Frey, an aspiring writer, has already sold his collection of 25 motorcycles, 24 of which went to one buyer. He sold a Vespa scooter to Jim and Mike Ring, who create custom cars in Spring Green, but a 40-foot wooden rowing skull remains hung from the ceiling in Frey’s basement. It’s adjacent to a speakeasy that includes an antique bar from the 1800s and a living room filled with mid-century furniture, including an orange electric fireplace. The basement also holds a wooden grocery push cart, several beer signs and beer promotional items and a Sea King 12-hp outboard motor.

“I’m thinking we’re going to have a pretty good crowd,” Frey said of the upcoming auction. “I think the diversity of the items will bring a lot of people and mid-century is really hot right now.”

Sober 14 years

Frey bought the building at 336 N. Spring St. in 2015 and spent thousands of dollars upgrading the property. He began filling the building with his collections and, despite being an alcoholic, added a bar to bring in people. He’s been sober for 14 years. Frey worked menial jobs after graduating from Columbus High School in 1988 and was often unemployed. He ultimately started his own landscaping and snow removal business and delved into a childhood fascination with all things old.

His Badger Motor Car Co., located just west of the Amtrak station and near the Columbus Antique Mall, was named after the company that built automobiles in Columbus from 1910 to 1913. One of Frey’s regrets was missing out on a chance at buying one of the cars, as only a few are believed to exist.

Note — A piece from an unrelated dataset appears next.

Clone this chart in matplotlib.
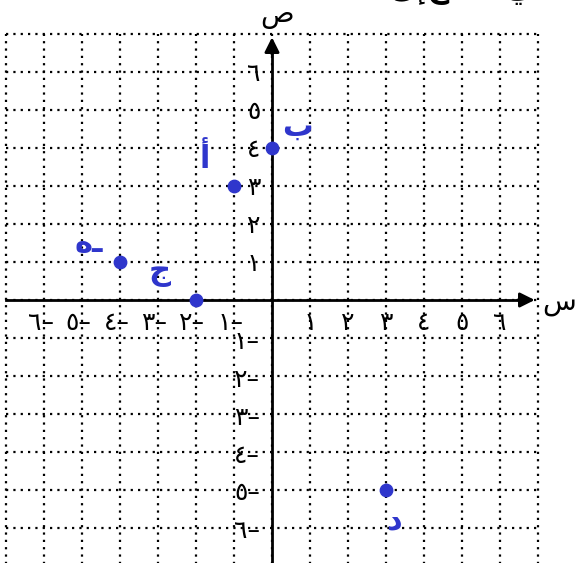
import matplotlib
matplotlib.use("Agg")
import matplotlib.pyplot as plt

plt.rcParams['font.family'] = ['DejaVu Sans']

# axis ticks and their arabic-indic labels
tick_vals = [1, 2, 3, 4, 5, 6]
digits = ["١", "٢", "٣", "٤", "٥", "٦"]

# plotted points and their letters
pt_x = [0, -1, -4, -2, 3]
pt_y = [4, 3, 1, 0, -5]
pt_names = ["ب", "أ", "هـ", "ج", "د"]

# where each letter sits relative to its point (data units)
name_dx = [0.66, -0.76, -0.84, -0.95, 0.22]
name_dy = [0.55, 0.72, 0.50, 0.72, -0.82]

blue = "#2f36cc"
unit = 37.93  # pixels per unit

fig = plt.figure(figsize=(5.78, 5.63), dpi=100)
ax = fig.add_axes([0, 0, 1, 1])
ax.set_xlim(-272 / unit, (578 - 272) / unit)
ax.set_ylim(-(563 - 300) / unit, 300 / unit)
ax.axis("off")

# dotted grid
dot = dict(color="black", linewidth=1.6, linestyle=(0, (1, 2.3)), zorder=1)
for k in range(-7, 8):
    ax.plot([k, k], [-8, 7], **dot)
for k in range(-7, 8):
    ax.plot([-7, 7], [k, k], **dot)

# axes with arrows
ax.plot([-7, 6.6], [0, 0], color="black", linewidth=2, zorder=2)
ax.plot([0, 0], [-8, 6.6], color="black", linewidth=2, zorder=2)
ax.annotate("", xy=(7, 0), xytext=(6.4, 0),
            arrowprops=dict(arrowstyle="-|>", color="black", lw=2,
                            mutation_scale=22), zorder=3)
ax.annotate("", xy=(0, 7), xytext=(0, 6.4),
            arrowprops=dict(arrowstyle="-|>", color="black", lw=2,
                            mutation_scale=22), zorder=3)

ax.text(7.58, -0.05, "س", fontsize=20, ha="center", va="center")
ax.text(0.12, 7.52, "ص", fontsize=20, ha="center", va="center")

# tick labels
lab = dict(fontsize=18, ha="center", va="center")
for v, d in zip(tick_vals, digits):
    ax.text(v, -0.6, d, **lab)
    ax.text(-v - 0.1, -0.6, d + "–", **lab)
    ax.text(-0.48, v - 0.05, d, **lab)
    ax.text(-0.66, -v - 0.1, d + "–", **lab)

# points and letters
ax.scatter(pt_x, pt_y, s=80, color=blue, zorder=5)
for x, y, n, dx, dy in zip(pt_x, pt_y, pt_names, name_dx, name_dy):
    ax.text(x + dx, y + dy, n, fontsize=22, color=blue, fontweight="bold",
            ha="center", va="center", zorder=5)

# cut-off heading at top
ax.text(4.9, 8.2, "الإحداثي", fontsize=22, fontweight="bold",
        ha="center", va="center")

fig.savefig("out.png", dpi=100)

Frey, whose brother, Todd, builds custom horse carriages in Columbus, has never been shy of making a purchase and he became enamored with the Ibisch family, one of the city’s most industrious, who built several commercial buildings and homes in the city.

Carl Ibisch built Frey’s building in 1920. His brother, Franz Ibisch, worked for a year in the 1930s in an upstairs room on a wooden model of a carriage for a contest sponsored by Fisher Body, a subsidiary of General Motors. Franz ultimately was awarded a scholarship to attend UW-Madison, was a World War II pilot and in later years a commercial aviator. The entryway to Frey’s Badger Motor Car Co. is also furnished with original pieces from the Ibisch Burial Vaults Co., which will soon be dispersed. The building, which includes several outbuildings and a house, is also being sold, but through a Realtor, not via auction.

“It had to speak to me,” Frey said, when asked about how he chose items for his collection. “I wanted it to be a diverse collection of things people haven’t seen before. And I think we reached that goal.”